SEANCE DU 10 JUILLET 2002


CONVENTION D'ÉTABLISSEMENT
AVEC LE SÉNÉGAL

Adoption d'un projet de loi

M. le président. L'ordre du jour appelle la discussion du projet de loi (n° 31, 2001-2002) autorisant l'approbation de la convention d'établissement entre le Gouvernement de la République française et le Gouvernement de la République du Sénégal. [Rapport n° 298 (2001-2002).]
Dans la discussion générale, la parole est à M. le secrétaire d'Etat.
M. Renaud Muselier, secrétaire d'Etat aux affaires étrangères.
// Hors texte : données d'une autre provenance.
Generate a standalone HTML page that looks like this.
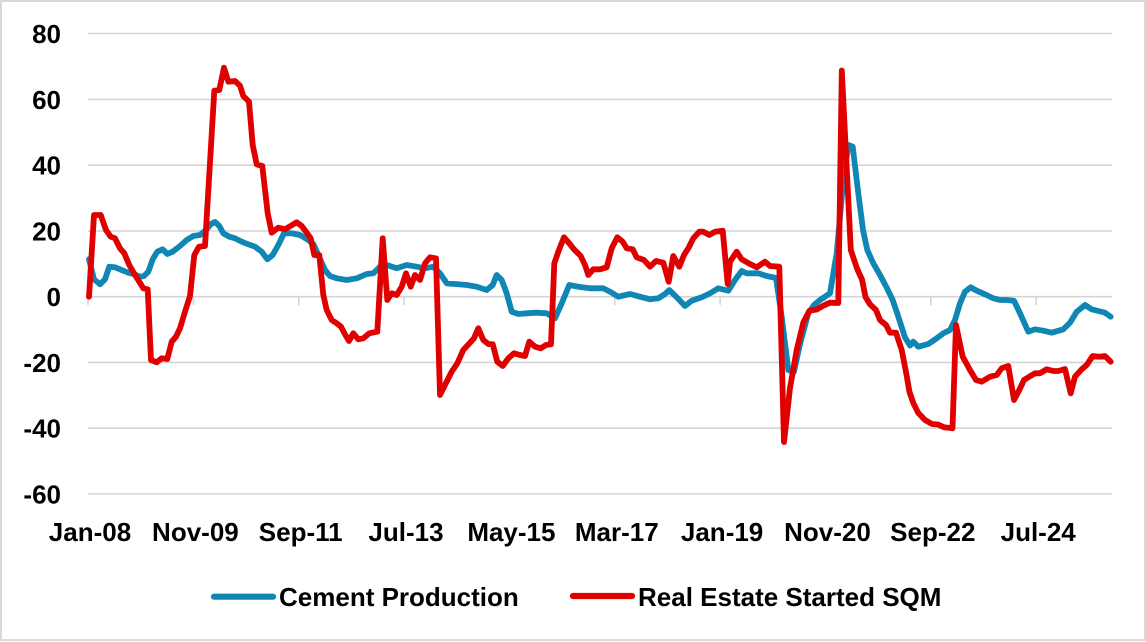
<!DOCTYPE html>
<html>
<head>
<meta charset="utf-8">
<style>
  html,body{margin:0;padding:0;background:#fff;}
  svg{display:block;}
  text{font-family:"Liberation Sans",Arial,sans-serif;font-weight:bold;fill:#000;}
</style>
</head>
<body>
<svg width="1146" height="642" viewBox="0 0 1146 642" xmlns="http://www.w3.org/2000/svg">
  <rect x="0" y="0" width="1146" height="642" fill="#fff"/>
  <rect x="1" y="1" width="1144" height="639" fill="none" stroke="#d9d9d9" stroke-width="2"/>

  <!-- gridlines -->
  <g stroke="#d4d4d4" stroke-width="1.6">
    <line x1="88" y1="33.5" x2="1112" y2="33.5"/>
    <line x1="88" y1="99.5" x2="1112" y2="99.5"/>
    <line x1="88" y1="165.2" x2="1112" y2="165.2"/>
    <line x1="88" y1="231" x2="1112" y2="231"/>
    <line x1="88" y1="296.7" x2="1112" y2="296.7"/>
    <line x1="88" y1="362.4" x2="1112" y2="362.4"/>
    <line x1="88" y1="428.2" x2="1112" y2="428.2"/>
    <line x1="88" y1="494" x2="1112" y2="494"/>
  </g>
  <!-- tick marks -->
  <g stroke="#d4d4d4" stroke-width="1.6">
    <line x1="88" y1="296.7" x2="88" y2="305"/>
    <line x1="193.4" y1="296.7" x2="193.4" y2="305"/>
    <line x1="298.7" y1="296.7" x2="298.7" y2="305"/>
    <line x1="404" y1="296.7" x2="404" y2="305"/>
    <line x1="509.4" y1="296.7" x2="509.4" y2="305"/>
    <line x1="614.8" y1="296.7" x2="614.8" y2="305"/>
    <line x1="720.1" y1="296.7" x2="720.1" y2="305"/>
    <line x1="825.5" y1="296.7" x2="825.5" y2="305"/>
    <line x1="930.8" y1="296.7" x2="930.8" y2="305"/>
    <line x1="1036.2" y1="296.7" x2="1036.2" y2="305"/>
  </g>

  <!-- y labels -->
  <g font-size="26" text-anchor="end">
    <text x="61" y="43">80</text>
    <text x="61" y="109">60</text>
    <text x="61" y="174.7">40</text>
    <text x="61" y="240.5">20</text>
    <text x="61" y="306.2">0</text>
    <text x="61" y="372">-20</text>
    <text x="61" y="437.7">-40</text>
    <text x="61" y="503.5">-60</text>
  </g>

  <!-- x labels -->
  <g font-size="26" text-anchor="middle">
    <text x="90" y="541">Jan-08</text>
    <text x="195.4" y="541">Nov-09</text>
    <text x="300.7" y="541">Sep-11</text>
    <text x="406" y="541">Jul-13</text>
    <text x="511.4" y="541">May-15</text>
    <text x="616.8" y="541">Mar-17</text>
    <text x="722.1" y="541">Jan-19</text>
    <text x="827.5" y="541">Nov-20</text>
    <text x="932.8" y="541">Sep-22</text>
    <text x="1038.2" y="541">Jul-24</text>
  </g>

  <!-- Cement Production (blue) -->
  <polyline fill="none" stroke="#0f86b4" stroke-width="5.8" stroke-linejoin="round" stroke-linecap="round"
    points="89,259.3 94,279.3 100,284.3 105,279.3 109.3,266.7 115,267.3 121.7,270 128.3,272.7 134.3,274.3 140,276.7 144,276 148.3,271.7 152.7,259.3 157.3,251.7 162.7,249.3 167.3,254 172.7,251.7 180,246 186.7,240 193.3,236 200,235 206,230 211,224 215,222 219.3,226 223.3,233.3 229.3,236.7 235,238.3 241.7,241.7 248.3,244.3 255,246.7 261.7,251.7 267.3,259.3 272.7,255 278.3,245 284,233.3 291.7,233.3 300,235 308.3,240 313.3,244 318.3,255 325,270 330,276 336.7,278.3 346.7,280 356.7,278.3 366.7,274 373.3,273.3 380,266.7 386.7,265 396.7,268.3 406.7,265 416.7,266.7 425,268.3 433.3,266.7 440,273.3 446.7,283.3 455,284 466.7,285 476.7,286.7 486.7,290 492.7,285 496.7,275 501.7,280 506.7,293.3 511.7,311.7 518.3,314 526.7,313.3 536.7,312.7 546.7,313.3 555,318.3 561.7,303.3 569.3,285 578.3,286.7 590,288.3 603.3,288.3 610,291.7 618.3,296.7 630,294 640,296.7 650,299.3 658.3,298.3 665,294 669.3,290 676.7,297.3 685,306 691.7,300.7 701.7,297.3 710,293.3 718.3,288.3 728.3,290.7 735,280 741.7,271 746.7,273.3 758.3,273.3 766.7,276 776,278 781.7,316.7 788.3,370 794,371.7 800,344 808.3,313.3 814,305 820,300 830,293.3 836.7,253.3 842.7,186.7 848.3,145 852.7,146.7 858.3,193.3 863,230 867.3,250 873.3,263.3 880,275 886.7,287.7 892.7,300 898.3,316.7 905,337.5 910,345.5 913.3,341.7 918.3,346.7 928.3,344 936.7,338.3 943.3,333.3 950,330 955,320 960,303.3 965,291.7 970.7,287.3 976.7,290.7 985,294.3 993.3,298.3 1000,300 1006.7,300 1014,300.7 1020,313.3 1028.3,331.7 1035,329.3 1043.3,330.7 1051.7,332.7 1063.3,329.3 1070,322.7 1076.7,311.7 1085,305 1091.7,309.3 1098.3,311 1105,312.7 1110.7,316.7"/>

  <!-- Real Estate Started SQM (red) -->
  <polyline fill="none" stroke="#e00000" stroke-width="5.8" stroke-linejoin="round" stroke-linecap="round"
    points="89,296.7 94,215 100.7,215 106,230 110.7,236.7 115,238.3 120,248.3 124.3,253.3 129.3,265 135,275 139.3,281.7 143.3,288.3 147.7,289.3 151,360 156.7,362.3 161.7,358.3 167.3,359 171.7,341.7 176,336.7 180,328.3 185,311.7 190,296 194.3,255 199,246.7 205,246 214.3,90.7 219.3,90 224,67.7 228.3,81.7 235,81 240,85.7 243.3,96 249,101.7 252.7,145 256.7,164.3 262.3,166 267.7,213.3 271.7,232.7 278.3,227.7 285,229.3 291,225.7 296.7,222.3 301.7,226 306.7,232.7 310.7,238.3 314.3,255 319.3,255 323.3,295 326.7,310 331.7,320 336.7,323.3 341,326.7 345,334.3 349,341 353.3,333.3 358.3,339.3 363.3,338.3 369.3,333.3 377.3,331.7 382.7,238.3 387.3,300 391.7,293.3 396.7,295 401.7,286.7 406,273.3 410.7,286.7 415,275 420,280 425,263.3 430,257.3 436,258.3 440,395 445,385 451.7,371.7 457.3,363.3 463.3,350 470,342.7 474,338.3 478.3,328.3 483.3,340 488.3,344 492.7,344.3 497.3,361.7 502.7,366 508.3,358.3 514,353.3 520,355 525,356 529.3,341.7 535,346.7 540.7,348.3 546,345 551,344.3 554.3,263.3 558.3,251.7 564,237.3 570,244.3 574,249.3 580.7,256 585,265 588.3,275 593.3,269.3 600,269.3 606.7,267.3 611.7,248.3 617.3,237.3 622.7,241.7 626.7,248.3 632.7,249.3 636.7,257.3 644,260 650,266.7 656,261 663.3,262.7 668.7,281.7 673.3,256 679.3,266.7 684,255 688.3,248.3 693.3,238.3 699.3,231.7 703.3,231.7 709.3,235 715,231.7 722.7,230.7 727.7,284 730,261.7 736.7,251.7 741.7,259.3 750,264 756.7,267.3 765,261.7 770,266 779.3,266.7 784,442 790,388 796.7,350 803.3,322.5 809.5,310.7 816.7,309.5 823.3,305.7 830,302.7 838.3,303 841.8,70.5 846.3,160 850.8,250 857,268.5 862,279.5 865.5,297 870,304.3 876,310 880,320 886,325 890,332.7 896,332.7 901.7,350 906,372 909.5,392 913.5,403.5 918.3,413 925,420 932,424 938,424.5 944,427.3 952.5,428.3 956,325 962.7,356.7 970,370 976,380 981.7,381.7 990,376.7 996.7,375 1001.7,368.3 1008.3,366 1014,400 1019.3,390 1024,380 1029.3,376.7 1035,373.3 1040,373.3 1046.7,369.3 1053.3,371 1058.3,371 1065,369 1070.7,393.3 1075,376.7 1081.7,369.3 1086.7,365 1092.7,356 1099.3,356.7 1105,356 1110.7,361.7"/>

  <!-- legend -->
  <line x1="214" y1="596.7" x2="273" y2="596.7" stroke="#0f86b4" stroke-width="6.2" stroke-linecap="round"/>
  <text x="279" y="606" font-size="26">Cement Production</text>
  <line x1="573" y1="596" x2="632" y2="596" stroke="#e00000" stroke-width="6.2" stroke-linecap="round"/>
  <text x="638" y="606" font-size="26">Real Estate Started SQM</text>
</svg>
</body>
</html>
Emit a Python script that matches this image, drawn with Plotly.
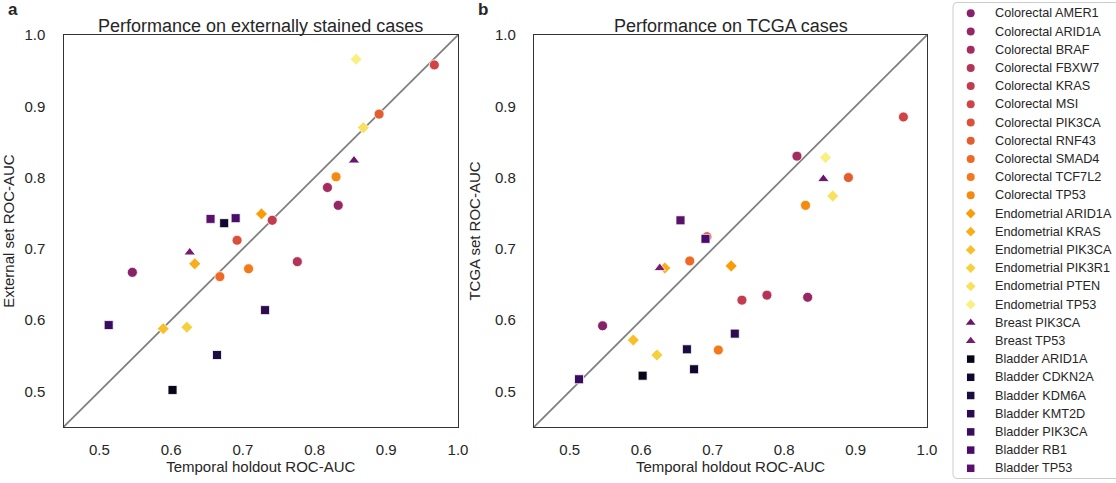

Monsieur le président, mesdames, messieurs les sénateurs, la France a entrepris, à partir de 1991, de renégocier tous les accords en matière de séjour et d'établissement des personnes signés avec douze pays francophones d'Afrique subsaharienne dans les années 1960-1970.
Ces accords étaient, en effet, devenus très dérogatoires au droit commun du fait de la généralisation de l'obligation de visa intervenue en 1986 et des modifications successives de l'ordonnance de 1945 relative aux conditions d'entrée et de séjour des étrangers en France.
De même, ils se révélaient de moins en moins compatibles avec nos engagements communautaires pris à la suite de la convention de Schengen de 1990.
La renégociation avec le Sénégal visait à actualiser deux accords conclus en 1974 en matière de séjour et d'établissement, qui avaient eux-mêmes remplacé des textes remontant à la période des indépendances africaines.
Dans un premier temps, une nouvelle convention sur la circulation et le séjour, qui institue principalement l'obligation de visa de court et de long séjour, a été signée à Dakar le 1er août 1995. Cet instrument, approuvé par la France en 1997, est finalement entré en vigueur le 1er avril 2002.
Il a été suivi par une nouvelle convention d'établissement, signée le 25 mai 2000, dans le cadre de la première visite en France du président Abdoulaye Wade. Celle-ci place les ressortissants sénégalais établis en France dans la situation du droit commun des étrangers, tout en maintenant un cadre conventionnel spécifique qui témoigne de l'attachement français au caractère privilégié de ses relations avec ce grand partenaire africain. Naturellement, l'établissement d'un cadre juridique sûr et stable bénéficiera, au titre de la réciprocité, aux nationaux français établis au Sénégal.
La convention garantit aux ressortissants de chaque Etat amenés à résider dans l'autre Etat une égalité de traitement en matière d'exercice des libertés publiques, le droit d'entrer et de sortir librement ainsi que de s'établir dans le lieu de leur choix. Ce texte contient la réserve habituelle concernant le maintien de l'ordre public, la protection de la santé et de la sécurité publiques.
Les ressortissants de chaque Etat bénéficient également dans l'Etat d'accueil de l'égalité de traitement en matière d'accès aux juridictions, d'exercice des droits à caractère patrimonial et de la protection de leurs biens et intérêts. Ils peuvent accéder aux professions salariées et non salariées, sauf dérogation justifiée par la situation économique et sociale de l'Etat d'accueil. L'accès aux professions libérales suppose de remplir les mêmes conditions que celles qui sont exigées des nationaux de l'Etat d'accueil.
L'accord interdit toute mesure arbitraire ou discriminatoire à l'encontre des biens et intérêts d'un ressortissant de l'une des parties établi sur le territoire de l'autre, y compris en cas d'expropriation ou de nationalisation. Ces cas sont clairement précisés et il est désormais stipulé que l'indemnisation versée doit être à la fois juste et préalable.
Par ailleurs, chaque Etat se réserve le droit de décider l'expulsion de son territoire d'un ressortissant de l'autre Etat, sa seule obligation étant d'informer sans délai, et non plus de manière préalable, les autorités compétentes de l'autre Etat.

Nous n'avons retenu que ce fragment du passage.